Lettre n° 6429

Par la grâce de D.ieu,
Roch ‘Hodech Mena’hem Av 5718,
Brooklyn, New York,

A l’attention du docteur Reouven Meïr,

Je vous salue et vous bénis,

J’ai bien reçu votre lettre du 23 Tamouz et je vous remercie d’avoir bien voulu me décrire l’état du malade(1). L’avis des plus grands spécialistes en la matière se trouvant ici, sur la base de plusieurs cas qui ont été traités, est le suivant. Lorsque la maladie se prolonge pendant plusieurs années et que tous les traitements s’avèrent inutiles, ceux-ci penchent pour l’opération. Bien entendu, il vous appartient de déterminer si le présent cas entre dans cette catégorie, la malade se trouvant dans l’hôpital que vous dirigez. Avec mes respects et ma bénédiction,

Conformément à l’injonction de nos Sages selon laquelle : “ vous serez irréprochables devant D.ieu et devant Israël ”, je réponds également au second point figurant dans votre lettre et à la formulation que vous employez à mon égard. Vous vous dites surpris que je veuille exercer mon influence sur un autre continent(2). Vous concluez votre lettre par : “ Israël est un pays nouveau, mais…(3) ”. Il est bien clair que mon propos n’est pas de manquer de respect à Erets Israël ni à quiconque, encore moins à des personnes que je ne connais pas. Néanmoins, le traitement de la lobotomie, qui a été mis au point ces dernières années, est nécessairement considéré d’une manière différente par les médecins, d’une année à l’autre, comme c’est, du reste, le cas pour toute réalisation scientifique, surtout s’il s’agit d’un traitement médical. Il est appliqué d’une manière différente et, plus l’on accumule de l’expérience, plus ces changements sont fondés. On peut donc penser qu’ils seront adoptés pour un certain temps. Vous devez savoir tout cela mieux que moi.

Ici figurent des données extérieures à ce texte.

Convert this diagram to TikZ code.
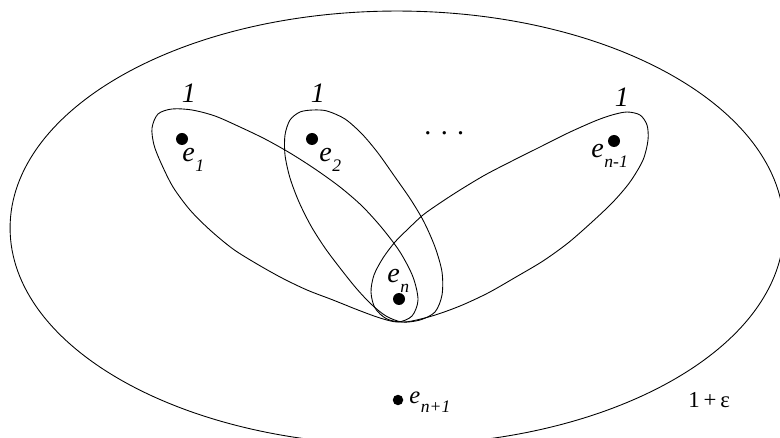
\documentclass[tikz,border=0pt]{standalone}
\usepackage{fontspec}
\setmainfont{Liberation Serif}
\usepackage{tikz}

\newcommand\vx[2][10]{\textit{e}\kern.3pt\raisebox{-5.5pt}{\fontsize{#1}{#1}\selectfont\itshape #2}}

\begin{document}
\begin{tikzpicture}[x=0.02cm,y=-0.02cm,line width=0.5pt,
  vertex/.style={circle,fill,inner sep=0pt,minimum size=0.24cm},
  lab/.style={anchor=base west,inner sep=0pt,font=\fontsize{16}{19}\selectfont},
  wt/.style={anchor=base,inner sep=0pt,font=\fontsize{16}{19}\selectfont\itshape}]
\useasboundingbox (0,0) rectangle (780,438);
\clip (0,0) rectangle (780,438);
\draw (397,228) ellipse [x radius=7.74cm,y radius=4.34cm];
\draw plot[smooth cycle] coordinates {(152,128) (158,114) (172,109) (192,110) (215,116) (240,127)
  (265,139) (290,153) (315,169) (340,187) (362,206) (382,228) (400,252) (413,277) (418,300)
  (412,316) (398,322) (380,318) (358,310) (333,300) (307,290) (282,278) (257,264) (233,249)
  (210,230) (190,210) (173,187) (161,163) (154,145)};
\draw plot[smooth cycle] coordinates {(313,110) (327,111) (345,119) (362,134) (378,153) (395,177)
  (411,200) (424,222) (435,247) (442,272) (442,295) (435,312) (420,320) (402,322) (386,316)
  (371,304) (356,288) (340,268) (325,248) (311,226) (299,202) (290,178) (285,155) (285,135)
  (290,120) (300,112)};
\draw plot[smooth cycle] coordinates {(627,112) (640,115) (647,125) (648,140) (643,160) (630,182)
  (613,202) (592,222) (568,243) (543,261) (516,277) (488,293) (460,306) (432,316) (405,322)
  (387,319) (375,308) (371,292) (374,275) (383,258) (395,242) (408,229) (423,215) (440,203)
  (460,190) (485,175) (512,161) (540,147) (568,133) (595,121) (612,115)};
\node[vertex] (v1) at (182,139) {};
\node[vertex] (v2) at (312,139) {};
\node[vertex] (vm) at (614,141) {};
\node[vertex] (vn) at (399,299) {};
\node[vertex,minimum size=0.21cm] (vo) at (398,400) {};
\node[lab] (l1) at (182,162) {\vx{1}};
\node[lab] (l2) at (319,162) {\vx{2}};
\node[lab] (lm) at (591,158) {\vx{n-1}};
\node[lab] (ln) at (387,283) {\vx{n}};
\node[lab,font=\fontsize{14}{17}\selectfont] (lo) at (409,403) {\vx{n+1}};
\node[wt] (w1) at (189,103) {1};
\node[wt] (w2) at (318,103) {1};
\node[wt] (wm) at (622,107) {1};
\node[lab] (dots) at (424,135) {. . .};
\node[lab,font=\fontsize{13}{15}\selectfont] (eps) at (688,407) {1\,+\,ε};
\end{tikzpicture}
\end{document}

Il en résulte que l’on doit avoir recours à un traitement que l’on ne pourra pas modifier par la suite, par exemple à une opération, uniquement après avoir essayé toutes les autres possibilités, comme vous le faites vous-même remarquer dans votre lettre. Il faut opérer uniquement quand on ne peut faire autrement, quand il est impossible d’attendre ou de rester passif. C’est la raison pour laquelle, même aux Etats-Unis, on évite de pratiquer cette intervention. Et, après avoir suivi un patient pendant plusieurs années, on effectue une lobotomie, dans la plupart des cas, seulement quand il n’a pas été possible de le suivre comme il l’aurait fallu, par manque de moyens financiers. Après tout cela, comme vous le savez sûrement mieux que moi, y compris quand l’opération a réussi, et malgré votre affirmation selon laquelle “ tous retrouvent une vie normale ”, les cas constatés ici dans lesquels le patient retrouve une vie normale sont particulièrement rares. On peut même se demander s’il y en a eu un seul.

Je reprends votre formulation, puisque vous dites : “ je ne veux pas apporter mon appui à un crime ”. Or, une telle opération n’atteint pas uniquement le corps, mais aussi le psychisme, peut-être même la vie morale. Il y a donc bien là une forme de crime, mais, ne pouvant faire autrement, on choisit le mal sous sa forme la plus réduite. Tout ce qui vient d’être dit justifie ma position, par rapport à ce traitement, conformément aux enseignements de nos Sages, exprimés dans notre Torah, Torah de vie, selon lesquels il convient de faire tous les efforts pour sauver quelqu’un, y compris si c’est uniquement pour quelques heures. Combien plus est-ce le cas quand il s’agit d’un malade mental. En la matière, en effet, plusieurs points ne sont pas encore clairs, qu’il s’agisse des causes de la maladie et de la manière de la traiter. Bien plus, ces dernières années, on découvre souvent, en la matière, de nouveaux traitements et des changements importants interviennent. Il est donc justifié de surseoir à cette lobotomie, pour quelques temps encore, jusqu’à ce qu’il n’y ait plus du tout le choix. Vous m’excuserez de vous écrire pour m’exprimer dans un domaine qui est le vôtre. Et, que Celui Qui guérit toute chair et accomplit des merveilles vous accorde une pleine réussite en votre mission. Le mérite de ce qui concerne toute la communauté vous vient en aide.

Notes

(1) Voir la lettre n°6358.
(2) En disant s’il convient de faire cette opération ou non.
(3) Ne pensez pas que nous commettons des imprudences dans les traitements médicaux.